Official documentation of
exajload utility only mention IMPORT from various files. However, it is possible to IMPORT not only from files, but also from standard input
It might be useful while building complex ETL pipelines and applying dynamic transformations before IMPORT.
- Create table:
CREATE OR REPLACE TABLE users ( user_id DECIMAL(18,0), user_name VARCHAR(255), register_dt DATE, last_visit_ts TIMESTAMP, is_female BOOLEAN, user_rating DECIMAL(10,5), user_score DOUBLE, status VARCHAR(50) );
- Download Exasol JDBC driver from Download section and extract it to get
- Download file with test data: users.csv
- Import data using following command:
cat users.csv | ./exajload \ -c 'localhost:8563' \ -u 'SYS' \ -P 'exasol' \ -s 'EXASECRETS' \ -presql 'TRUNCATE TABLE users' \ -sql 'IMPORT INTO users FROM LOCAL CSV FILE '\''/dev/stdin'\'' ROW SEPARATOR = '\''LF'\'''
You may use
/dev/stdin special value to read from
STDIN instead of normal file.
Compression with pipes
It is also possible to use compression while importing from
STDIN. In order to make it work, we have add extension
.zip to FILE value.
You may do it using a simple trick with symlinks:
ln -s /dev/stdin stdin.gz
Now you have a pseudo-file called
stdin.gz, which can be used as valid FILE value for exajload.
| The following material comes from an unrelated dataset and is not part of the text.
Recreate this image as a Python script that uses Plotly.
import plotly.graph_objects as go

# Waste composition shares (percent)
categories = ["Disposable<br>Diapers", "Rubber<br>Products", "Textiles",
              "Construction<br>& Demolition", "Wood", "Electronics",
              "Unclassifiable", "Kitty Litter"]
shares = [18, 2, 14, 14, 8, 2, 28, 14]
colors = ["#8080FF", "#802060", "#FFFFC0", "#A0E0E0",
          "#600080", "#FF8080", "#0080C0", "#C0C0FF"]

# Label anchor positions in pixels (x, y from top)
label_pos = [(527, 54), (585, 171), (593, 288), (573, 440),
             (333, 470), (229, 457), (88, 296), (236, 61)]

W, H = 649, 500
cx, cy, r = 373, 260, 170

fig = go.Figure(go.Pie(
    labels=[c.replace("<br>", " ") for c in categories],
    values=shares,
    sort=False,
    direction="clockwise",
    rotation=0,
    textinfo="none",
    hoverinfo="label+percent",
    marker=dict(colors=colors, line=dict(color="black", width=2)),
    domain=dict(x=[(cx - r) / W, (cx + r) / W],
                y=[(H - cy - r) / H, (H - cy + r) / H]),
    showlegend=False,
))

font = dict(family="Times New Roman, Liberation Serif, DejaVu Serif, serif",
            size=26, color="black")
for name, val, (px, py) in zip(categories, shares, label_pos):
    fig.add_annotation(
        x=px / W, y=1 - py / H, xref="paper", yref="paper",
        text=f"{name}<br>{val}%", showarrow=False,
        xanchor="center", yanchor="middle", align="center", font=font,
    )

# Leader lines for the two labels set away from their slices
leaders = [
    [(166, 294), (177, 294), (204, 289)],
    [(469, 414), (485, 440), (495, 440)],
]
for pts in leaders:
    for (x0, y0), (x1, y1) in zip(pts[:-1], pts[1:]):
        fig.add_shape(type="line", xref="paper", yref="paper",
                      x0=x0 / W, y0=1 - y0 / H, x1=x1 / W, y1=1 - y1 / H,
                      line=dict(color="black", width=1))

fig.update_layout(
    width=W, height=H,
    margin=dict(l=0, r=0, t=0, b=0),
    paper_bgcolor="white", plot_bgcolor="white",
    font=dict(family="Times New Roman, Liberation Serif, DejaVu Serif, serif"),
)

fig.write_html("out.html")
Let’s try to compress data file on the fly and IMPORT it as gzip-encoded stream:
gzip -c users.csv | ./exajload \ -c 'localhost:8563' \ -u 'SYS' \ -P 'exasol' \ -s 'EXASECRETS' \ -presql 'TRUNCATE TABLE users' \ -sql 'IMPORT INTO users FROM LOCAL CSV FILE '\''stdin.gz'\'' ROW SEPARATOR = '\''LF'\'''
This technique might help you to reduce the amount of traffic transferred over network and save CPU resources by preventing unnecessary decompression.